If you are content to keep things secret, share the documents with several different friends or law firms in several different countries along with conditions for release. Don't tell them or everyone who all has the documents. That sounds relatively simple.

[–] [email protected] 3 points 3 days ago

Making the existence of something public means you'd need to give away at least some details of who or what it concerned, at which point you're in the situation of either being a target or a blackmailer.

[–] [email protected] 1 points 3 days ago

I agree with all of the above, except I’d add encryption to the data.

That way you are not putting your life in their hands, at least until it doesn’t matter / you want the data released. Encryption keys are super lightweight vs data; taken to an unreasonable extreme, a KB could unlock TBs.

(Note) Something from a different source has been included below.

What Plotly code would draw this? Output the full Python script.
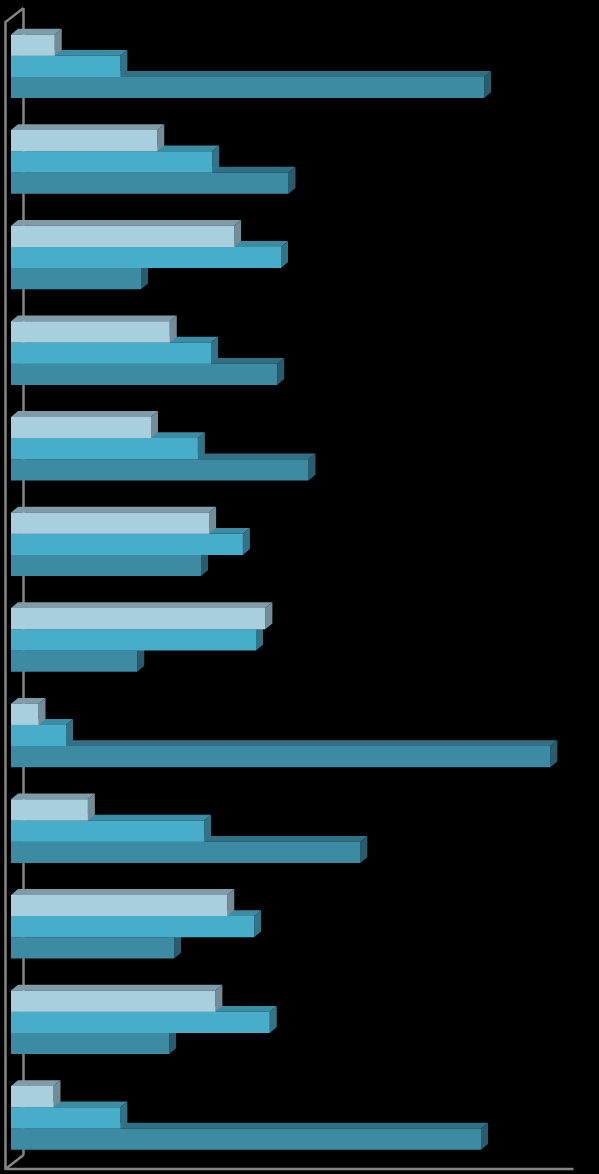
import plotly.graph_objects as go

groups = list(range(12))
light_values = [7.0, 23.4, 35.7, 25.4, 22.4, 31.7, 40.7, 4.4, 12.3, 34.6, 32.7, 6.8]
mid_values = [17.5, 32.2, 43.2, 32.0, 29.9, 37.1, 39.2, 8.8, 30.9, 38.9, 41.4, 17.5]
dark_values = [75.7, 44.4, 20.8, 42.6, 47.6, 30.4, 20.2, 86.3, 55.9, 26.1, 25.3, 75.2]

W, H = 599, 1174
PX_PER_X = 6.25
PX_PER_GROUP = 95.6
X0_PX, Y0_PX = 11.0, 66.3
ROW = 21.2 / PX_PER_GROUP
DX = 7.0 / PX_PER_X
DY = 5.8 / PX_PER_GROUP
AXIS_MAX = 90
GREY = "#858585"

series = [
    ("dark", dark_values, 1, "#3D8AA3", "#327085", "#2B5C6D"),
    ("mid", mid_values, 0, "#48ADC9", "#3C8CA3", "#337387"),
    ("light", light_values, -1, "#A9CFDF", "#809CA8", "#748C97"),
]

fig = go.Figure()


def poly(xs, ys, color, name, z):
    fig.add_trace(go.Scatter(x=xs, y=ys, mode="lines", fill="toself", fillcolor=color,
                             line=dict(width=0, color=color), hoverinfo="skip",
                             name=name, zorder=z))


# walls of the 3D frame, behind the bars
wall_l = -5.5 / PX_PER_X
back_l = wall_l + 18 / PX_PER_X
top_f = (22 - Y0_PX) / PX_PER_GROUP
top_b = (8 - Y0_PX) / PX_PER_GROUP
bot_f = (1169 - Y0_PX) / PX_PER_GROUP
bot_b = (1155 - Y0_PX) / PX_PER_GROUP
fig.add_trace(go.Scatter(
    x=[back_l, back_l, None, back_l, wall_l, wall_l, AXIS_MAX, None, wall_l, back_l],
    y=[bot_b, top_b, None, top_b, top_f, bot_f, bot_f, None, bot_f, bot_b],
    mode="lines", line=dict(color=GREY, width=2.5), hoverinfo="skip", zorder=0))

z = 1
for name, vals, row, front, top, side in series:
    tx, ty, sx, sy = [], [], [], []
    ys = [g + row * ROW for g in groups]
    for v, c in zip(vals, ys):
        t, b = c - ROW / 2, c + ROW / 2
        tx += [0, DX, v + DX, v, 0, None]
        ty += [t, t - DY, t - DY, t, t, None]
        sx += [v, v + DX, v + DX, v, v, None]
        sy += [t, t - DY, b - DY, b, t, None]
    poly(tx, ty, top, name + " top", z)
    poly(sx, sy, side, name + " side", z + 1)
    fig.add_trace(go.Bar(x=vals, y=ys, orientation="h", width=ROW, marker=dict(color=front, line=dict(width=0)),
                         name=name, zorder=z + 2))
    z += 3

fig.update_layout(
    width=W, height=H, margin=dict(l=0, r=0, t=0, b=0, pad=0),
    paper_bgcolor="black", plot_bgcolor="black", showlegend=False, barmode="overlay",
    xaxis=dict(range=[-X0_PX / PX_PER_X, (W - X0_PX) / PX_PER_X], visible=False, fixedrange=True),
    yaxis=dict(range=[(H - Y0_PX) / PX_PER_GROUP, -Y0_PX / PX_PER_GROUP], visible=False, fixedrange=True),
)
fig.write_html("out.html", config=dict(displayModeBar=False),
               post_script="document.body.style.margin='0';document.body.style.background='black';")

Though you’d probably want something more like a passphrase. Anyway, that basic idea is sound but I dunno about the exact delivery/delay mechanism. Gun to my head and I have seconds to decide… scheduled send from a major cloud email provider, pay way in advance, and an increasing flood of calendar events/reminders up to the day it sends. The message would include enough information about the encryption used and formats within that any tier 1 helpdesk level IT person could access the data.

Not perfect, but a good enough balance of simple and robust to start with.